┌─ GIVEN INFORMATION

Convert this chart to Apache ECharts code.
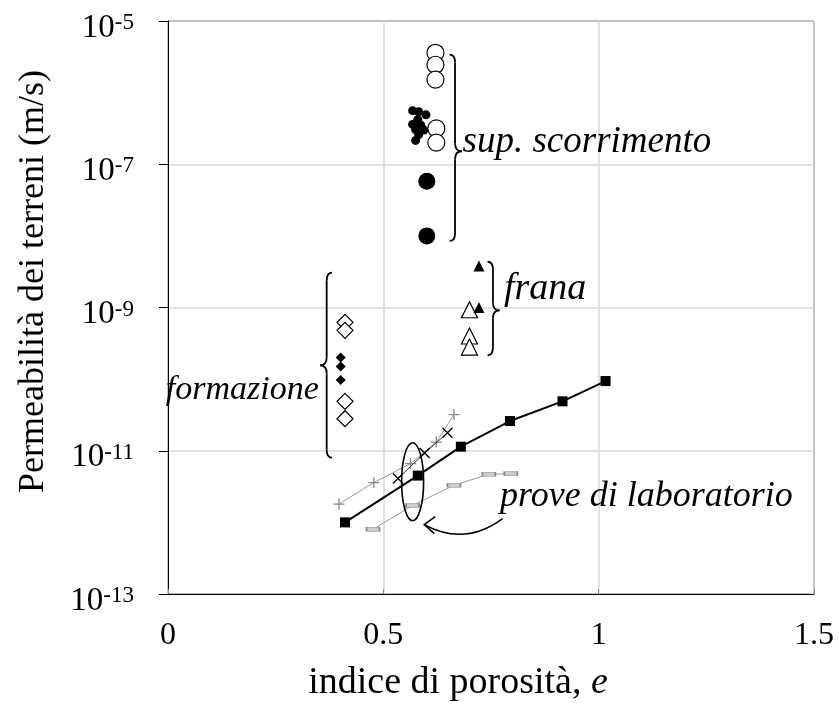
<!DOCTYPE html>
<html>
<head>
<meta charset="utf-8">
<script src="https://cdn.jsdelivr.net/npm/echarts@6/dist/echarts.min.js"></script>
<style>
  html, body { margin: 0; padding: 0; background: #fff; }
  #chart { width: 839px; height: 707px; }
</style>
</head>
<body>
<div id="chart"></div>
<script>
// Void ratio e (x) versus soil permeability k in m/s (y, log scale)

// "sup. scorrimento" (slip surface)
const slipOpen = [[0.621, 3.6e-6], [0.621, 2.45e-6], [0.621, 1.52e-6], [0.623, 3.16e-7], [0.623, 2.0e-7]];
const slipDots = [[0.568, 5.6e-7], [0.582, 5.4e-7], [0.599, 4.9e-7], [0.580, 4.2e-7], [0.568, 3.6e-7],
                  [0.587, 3.5e-7], [0.575, 3.06e-7], [0.594, 3.0e-7], [0.582, 2.6e-7], [0.575, 2.15e-7]];
const slipFilled = [[0.601, 5.8e-8], [0.601, 1.0e-8]];

// "frana" (landslide body)
const landFilled = [[0.722, 3.8e-9], [0.722, 1.0e-9]];
const landOpen = [[0.700, 9.3e-10], [0.700, 4.0e-10], [0.700, 2.8e-10]];

// "formazione" (formation)
const formOpen = [[0.411, 6.2e-10], [0.411, 4.8e-10], [0.411, 4.9e-11], [0.411, 2.8e-11]];
const formFilled = [[0.401, 2.0e-10], [0.401, 1.5e-10], [0.401, 9.7e-11]];

// "prove di laboratorio" (laboratory tests)
const labSquares = [[0.411, 1.0e-12], [0.580, 4.5e-12], [0.680, 1.14e-11], [0.794, 2.6e-11], [0.916, 4.9e-11], [1.016, 9.4e-11]];
const labPlus = [[0.397, 1.8e-12], [0.478, 3.6e-12], [0.563, 6.6e-12], [0.623, 1.32e-11], [0.664, 3.2e-11]];
const labCross = [[0.534, 4.1e-12], [0.596, 9.3e-12], [0.649, 1.78e-11]];
const labBars = [[0.476, 8.0e-13], [0.568, 1.72e-12], [0.664, 3.3e-12], [0.745, 4.7e-12], [0.796, 4.8e-12]];

// Axis settings
const xTicks = [0, 0.5, 1, 1.5];
const yMin = 1e-13, yMax = 1e-5;

const SERIF = '"Liberation Serif", "Times New Roman", serif';

const chart = echarts.init(document.getElementById('chart'), null, { renderer: 'canvas' });

function scatter(data, symbol, size, fill, stroke, lw, z) {
  return {
    type: 'scatter', data: data, symbol: symbol, symbolSize: size, z: z || 3,
    itemStyle: { color: fill, borderColor: stroke, borderWidth: lw, opacity: 1 },
    emphasis: { disabled: true }, silent: true
  };
}

function line(data, symbol, size, fill, stroke, lw, lineColor, lineWidth, z) {
  return {
    type: 'line', data: data, symbol: symbol, symbolSize: size, showSymbol: true, z: z || 3,
    lineStyle: { color: lineColor, width: lineWidth },
    itemStyle: { color: fill, borderColor: stroke, borderWidth: lw },
    emphasis: { disabled: true }, silent: true, animation: false
  };
}

const option = {
  animation: false,
  backgroundColor: '#fff',
  grid: { left: 168, right: 25, top: 21, bottom: 110, show: true, borderColor: '#000', borderWidth: 1 },
  xAxis: {
    type: 'value', min: xTicks[0], max: xTicks[xTicks.length - 1], interval: 0.5,
    axisLine: { show: true, lineStyle: { color: '#000', width: 1 } },
    axisTick: { show: true, inside: true, length: 5, lineStyle: { color: '#888' } },
    splitLine: { show: true, lineStyle: { color: '#d9d9d9', width: 1.5 } },
    axisLabel: { margin: 26, color: '#000', fontFamily: SERIF, fontSize: 32,
                 formatter: function (v) { return String(v); } },
    name: 'indice di porosità, {i|e}', nameLocation: 'middle', nameGap: 70,
    nameTextStyle: { color: '#000', fontFamily: SERIF, fontSize: 38, padding: [0, 66, 0, 0],
                     rich: { i: { fontStyle: 'italic', fontFamily: SERIF, fontSize: 38, color: '#000' } } }
  },
  yAxis: {
    type: 'log', logBase: 10, min: yMin, max: yMax, interval: 2,
    axisLine: { show: true, lineStyle: { color: '#000', width: 1 } },
    axisTick: { show: true, inside: false, length: 9, lineStyle: { color: '#000' } },
    splitLine: { show: true, lineStyle: { color: '#d9d9d9', width: 1.5 } },
    axisLabel: {
      margin: 34, color: '#000', padding: [14, 0, 0, 0],
      formatter: function (v) { return '{b|10}{s|' + Math.round(Math.log10(v)) + '}'; },
      rich: {
        b: { fontFamily: SERIF, fontSize: 33, color: '#000', lineHeight: 33 },
        s: { fontFamily: SERIF, fontSize: 23, color: '#000', lineHeight: 23, verticalAlign: 'top' }
      }
    },
    name: 'Permeabilità dei terreni (m/s)', nameLocation: 'middle', nameGap: 116,
    nameTextStyle: { color: '#000', fontFamily: SERIF, fontSize: 36, padding: [0, 0, 0, 52] }
  },
  series: [
    scatter(slipDots, 'circle', 9, '#000', '#000', 0, 3),
    scatter(slipOpen, 'circle', 17, '#fff', '#000', 1.2, 4),
    scatter(slipFilled, 'circle', 17, '#000', '#000', 0, 3),
    scatter(landOpen, 'triangle', 16, '#fff', '#000', 1.2, 3),
    scatter(landFilled, 'triangle', 11, '#000', '#000', 0, 4),
    scatter(formOpen, 'diamond', 16, '#fff', '#000', 1.2, 3),
    scatter(formFilled, 'diamond', 10, '#000', '#000', 0, 3),
    line(labBars, 'rect', [13, 4], '#ccc', '#888', 1, '#999', 1, 3),
    line(labPlus, 'path://M0,5L10,5M5,0L5,10', 11, 'none', '#888', 1.3, '#999', 1, 3),
    line(labCross, 'path://M0,0L10,10M10,0L0,10', 10, 'none', '#000', 1.3, '#333', 1, 4),
    line(labSquares, 'rect', 10, '#000', '#000', 0, '#000', 2, 5)
  ]
};

chart.setOption(option);

// Annotations: braces, group labels, ellipse and arrow, placed from data coordinates
function px(e, k) { return chart.convertToPixel({ gridIndex: 0 }, [e, k]); }

function brace(top, mid, bottom, width, dir) {
  // top/mid/bottom: [e, k] anchors; dir = 1 for "}" and -1 for "{"
  const a = px(top[0], top[1]), m = px(mid[0], mid[1]), b = px(bottom[0], bottom[1]);
  const x0 = a[0], y0 = a[1], ym = m[1], y1 = b[1];
  const xm = x0 + dir * width * 0.45, xt = x0 + dir * width;
  const r = 8;
  const st = { stroke: '#000', lineWidth: 1.8, fill: null };
  return [
    { type: 'bezierCurve', shape: { x1: x0, y1: y0, cpx1: xm, cpy1: y0, x2: xm, y2: y0 + r }, style: st },
    { type: 'line', shape: { x1: xm, y1: y0 + r, x2: xm, y2: ym - r }, style: st },
    { type: 'bezierCurve', shape: { x1: xm, y1: ym - r, cpx1: xm, cpy1: ym, x2: xt, y2: ym }, style: st },
    { type: 'bezierCurve', shape: { x1: xt, y1: ym, cpx1: xm, cpy1: ym, x2: xm, y2: ym + r }, style: st },
    { type: 'line', shape: { x1: xm, y1: ym + r, x2: xm, y2: y1 - r }, style: st },
    { type: 'bezierCurve', shape: { x1: xm, y1: y1 - r, cpx1: xm, cpy1: y1, x2: x0, y2: y1 }, style: st }
  ];
}

function label(text, at, align, size) {
  const p = px(at[0], at[1]);
  return {
    type: 'text', x: p[0], y: p[1], z: 10,
    style: { text: text, font: 'italic ' + size + 'px ' + SERIF, fill: '#000',
             align: align, verticalAlign: 'middle', textAlign: align, textVerticalAlign: 'middle' }
  };
}

const graphics = [];
graphics.push(...brace([0.654, 3.4e-6], [0.654, 1.52e-7], [0.654, 8.5e-9], 12, 1));
graphics.push(...brace([0.742, 4.35e-9], [0.742, 9.1e-10], [0.742, 2.15e-10], 12, 1));
graphics.push(...brace([0.381, 3.06e-9], [0.381, 1.56e-10], [0.381, 8.0e-12], 12, -1));

graphics.push(label('sup. scorrimento', [0.684, 2.0e-7], 'left', 37));
graphics.push(label('frana', [0.78, 1.8e-9], 'left', 38));
graphics.push(label('formazione', [0.35, 7.0e-11], 'right', 34));
graphics.push(label('prove di laboratorio', [0.771, 2.3e-12], 'left', 36));

// Ellipse around the e ≈ 0.57 lab points
const ec = px(0.568, 3.7e-12);
graphics.push({ type: 'ellipse', shape: { cx: ec[0], cy: ec[1], rx: 11, ry: 39 },
                style: { stroke: '#000', lineWidth: 1.6, fill: null }, z: 9 });

// Curved arrow from the lab label to the ellipse
const as = px(0.777, 1.13e-12), ae = px(0.595, 9.3e-13);
graphics.push({ type: 'bezierCurve',
                shape: { x1: as[0], y1: as[1], cpx1: as[0] - 38, cpy1: as[1] + 28, x2: ae[0], y2: ae[1] },
                style: { stroke: '#000', lineWidth: 1.6, fill: null }, z: 9 });
graphics.push({ type: 'polyline',
                shape: { points: [[ae[0] + 11, ae[1] - 8], [ae[0], ae[1]], [ae[0] + 10, ae[1] + 9]] },
                style: { stroke: '#000', lineWidth: 1.6, fill: null }, z: 9 });

chart.setOption({ graphic: { elements: graphics } });
</script>
</body>
</html>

└─

#### EXERCISE INSTRUCTIONS:
Return, unchanged, the lines from the first line of the material through the line that holds "1.5e-10], [0.401, 9.7e-11]];", inclusive, omitting pictures.

#### COMPLETED TASK:
Convert this chart to Apache ECharts code.
<!DOCTYPE html>
<html>
<head>
<meta charset="utf-8">
<script src="https://cdn.jsdelivr.net/npm/echarts@6/dist/echarts.min.js"></script>
<style>
  html, body { margin: 0; padding: 0; background: #fff; }
  #chart { width: 839px; height: 707px; }
</style>
</head>
<body>
<div id="chart"></div>
<script>
// Void ratio e (x) versus soil permeability k in m/s (y, log scale)

// "sup. scorrimento" (slip surface)
const slipOpen = [[0.621, 3.6e-6], [0.621, 2.45e-6], [0.621, 1.52e-6], [0.623, 3.16e-7], [0.623, 2.0e-7]];
const slipDots = [[0.568, 5.6e-7], [0.582, 5.4e-7], [0.599, 4.9e-7], [0.580, 4.2e-7], [0.568, 3.6e-7],
                  [0.587, 3.5e-7], [0.575, 3.06e-7], [0.594, 3.0e-7], [0.582, 2.6e-7], [0.575, 2.15e-7]];
const slipFilled = [[0.601, 5.8e-8], [0.601, 1.0e-8]];

// "frana" (landslide body)
const landFilled = [[0.722, 3.8e-9], [0.722, 1.0e-9]];
const landOpen = [[0.700, 9.3e-10], [0.700, 4.0e-10], [0.700, 2.8e-10]];

// "formazione" (formation)
const formOpen = [[0.411, 6.2e-10], [0.411, 4.8e-10], [0.411, 4.9e-11], [0.411, 2.8e-11]];
const formFilled = [[0.401, 2.0e-10], [0.401, 1.5e-10], [0.401, 9.7e-11]];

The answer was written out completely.